Chaffetz has made quite a name for himself putting together farcical Congressional hearings, highlighted by his last online gambling hearing in March. It looks like this week’s hearing might be a little different, as the witness panel seems to be more mixed.
One witness, South Carolina Attorney General Alan Wilson, is decidedly in the pro-RAWA camp, in lock-step with Chaffetz. Wilson was the co-author of a petition that was recently circulated to the other Attorneys General in the US asking them to get onboard and urge Congress to support RAWA. He couldn’t be any more anti-online gambling. Fortunately, he wasn’t very successful, getting just eight AG’s total to sign, down from 15 last year.
Donald Kleine, Douglas County (Nebraska) attorney, is a bit of a mystery, as there isn’t much out there in the media ether to indicate that he has ever had much of an opinion on online gambling. He has prosecuted some illegal online gambling cases, but that’s about it. There’s a good chance he is also on Chaffetz’s side, as there has to be a reason he is a witness. Nebraska’s Attorney General Doug Peterson signed the RAWA petition, so it is possible Kleine has some relationship with him.
Nevada State Senator Mark Lipparelli would appear to be a pro-online gambling, or at least a pro-regulation, witness. Lipparelli is the former chairman of the Nevada Gaming Control Board and worked on constructing the state’s online gambling regulations, so he certainly brings a point of view that was sorely missing from the last hearing. He has also served as an executive and board member of several technology companies involved in the gaming space.

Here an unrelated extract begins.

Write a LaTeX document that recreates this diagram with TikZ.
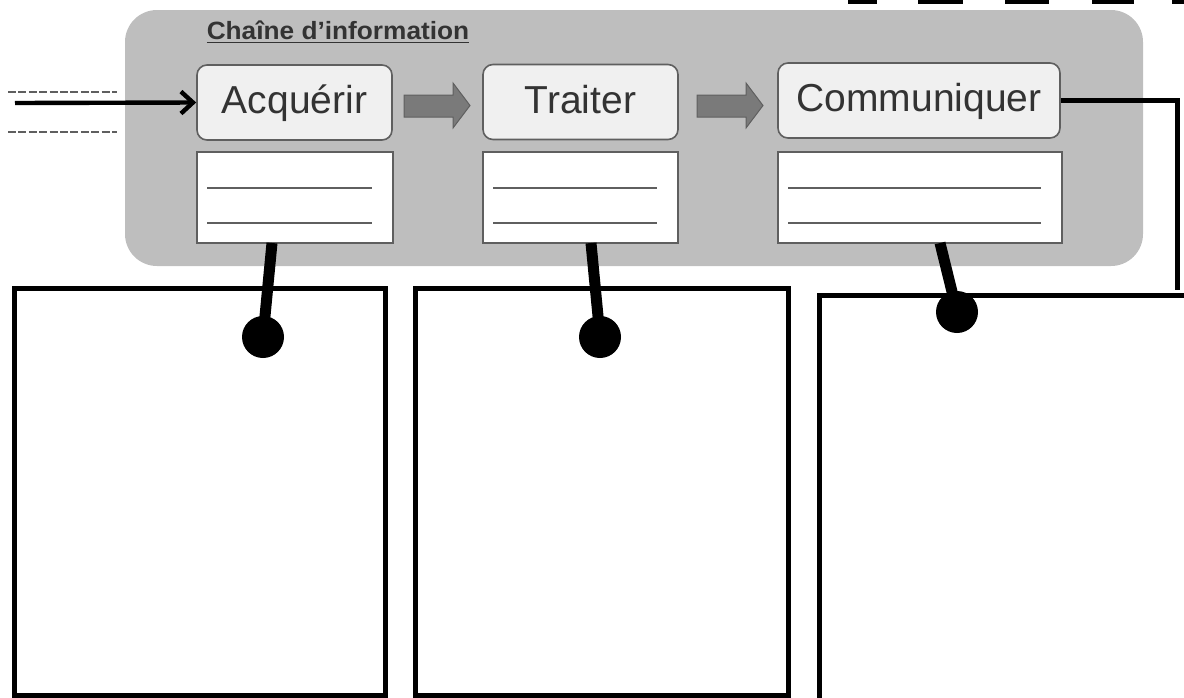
\documentclass[tikz,border=0pt]{standalone}
\usepackage{fontspec}
\setmainfont{Liberation Sans}
\usetikzlibrary{arrows.meta}
\definecolor{panelgrey}{HTML}{BEBEBE}
\definecolor{boxgrey}{HTML}{F0F0F0}
\definecolor{edgegrey}{HTML}{5F5F5F}
\definecolor{arrowgrey}{HTML}{7A7A7A}
\definecolor{inkgrey}{HTML}{333333}
\tikzset{
  fonction/.style={draw=edgegrey, fill=boxgrey, rounded corners=5pt, line width=0.8pt,
    minimum height=37.5pt, inner sep=0pt, text=inkgrey, text height=14pt, text depth=3pt,
    font=\fontsize{19.5}{22}\selectfont},
  note/.style={draw=edgegrey, fill=white, line width=0.8pt, minimum height=45.5pt, inner sep=0pt},
  cadre/.style={draw, line width=2.5pt, inner sep=0pt},
  dot/.style={circle, fill, minimum size=21pt, inner sep=0pt},
  plug/.style={line width=5.5pt},
  blockarrow/.style={fill=arrowgrey, draw=edgegrey, line width=0.5pt}
}
\begin{document}
\begin{tikzpicture}[x=0.5pt, y=-0.5pt, >={Straight Barb[length=6pt,width=11pt]}]
  \useasboundingbox (0,0) rectangle (1184,697);
  \clip (0,0) rectangle (1184,697);
  % chaine d'information
  \fill [panelgrey, rounded corners=16pt] (125,10) rectangle (1143,266);
  \node [font=\bfseries\fontsize{12.5}{14}\selectfont, text=inkgrey, xscale=1.05] (titre) at (338,32) {\underline{Chaîne d’information}};
  \node [fonction, minimum width=97.5pt] (acq) at (294.5,102.5) {Acquérir};
  \node [fonction, minimum width=97.5pt] (trait) at (580.5,102) {Traiter};
  \node [fonction, minimum width=141pt] (comm) at (919,100.5) {Communiquer};
  \node [note, minimum width=98pt] (acqnote) at (295,197.5) {};
  \node [note, minimum width=97.5pt] (traitnote) at (580.5,197.5) {};
  \node [note, minimum width=142pt] (commnote) at (920,197.5) {};
  \foreach \n in {acqnote,traitnote,commnote}{
    \draw [edgegrey, line width=1pt] ([shift={(11,-21)}]\n.south west) -- ([shift={(-22,-21)}]\n.south east);
    \draw [edgegrey, line width=1pt] ([shift={(11,-56)}]\n.south west) -- ([shift={(-22,-56)}]\n.south east);
  }
  \def\arrowpath{-- ++(49,0) -- ++(0,-12) -- ++(17,22.5) -- ++(-17,22.5) -- ++(0,-11) -- ++(-49,0) -- cycle}
  \draw [blockarrow] (404,95) \arrowpath;
  \draw [blockarrow] (697,95) \arrowpath;
  % entree
  \draw [edgegrey, line width=0.6pt, dash pattern=on 4pt off 1.2pt] (8,92) -- (117,92);
  \draw [edgegrey, line width=0.6pt, dash pattern=on 4pt off 1.2pt] (8,132) -- (117,132);
  \coordinate (entree) at (15,103);
  \draw [->, line width=2.2pt] (entree) -- (acq.west);
  % cadres du bas
  \node [cadre, minimum width=185.5pt, minimum height=203.5pt] (acqcadre) at (199.5,491.5) {};
  \node [cadre, minimum width=186.5pt, minimum height=203.5pt] (traitcadre) at (601.5,491.5) {};
  \node [cadre, minimum width=200pt, minimum height=217.5pt] (commcadre) at (1019.5,512.5) {};
  \coordinate (sortie) at (1177,290);
  \draw [line width=2.5pt] (comm.east) -| (sortie);
  \coordinate (acqpin) at (272,243);
  \coordinate (traitpin) at (591,243);
  \coordinate (commpin) at (940,243);
  \node [dot] (acqdot) at (263,337) {};
  \node [dot] (traitdot) at (600,337) {};
  \node [dot] (commdot) at (957,312) {};
  \draw [plug] (acqpin) -- (acqdot.center);
  \draw [plug] (traitpin) -- (traitdot.center);
  \draw [plug] (commpin) -- (commdot.center);
  % bord du haut
  \foreach \a/\b in {848/877, 918/963, 1005/1049, 1092/1134, 1172/1190}
    \fill (\a,0) rectangle (\b,4);
\end{tikzpicture}
\end{document}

In June, Lipparelli was named Compliance Committee Chairman of Interblock, a developer of electronic table gaming products. If anyone knows anything about online gaming regulation, it’s him.
In May 2014, Lipparelli Tweeted, “There are 50 million 20-somethings in the US. The iPhone is 7 years old. Should we be debating legislation to outlaw online gaming?” which makes him sound anti-online gambling, but everything else he has done or said points to him being firmly against RAWA.
The fourth and final member of the panel is Joseph Campbell, Assistant Director of the FBI’s Criminal Investigative Division. One would think that Chaffetz would pepper him with questions about online gambling being a vehicle for terrorists to launder money, but one would also think that there’s a good chance that he will remain neutral and use facts and experience to answer questions rather than play into any fear-based tactics Chaffetz might employ.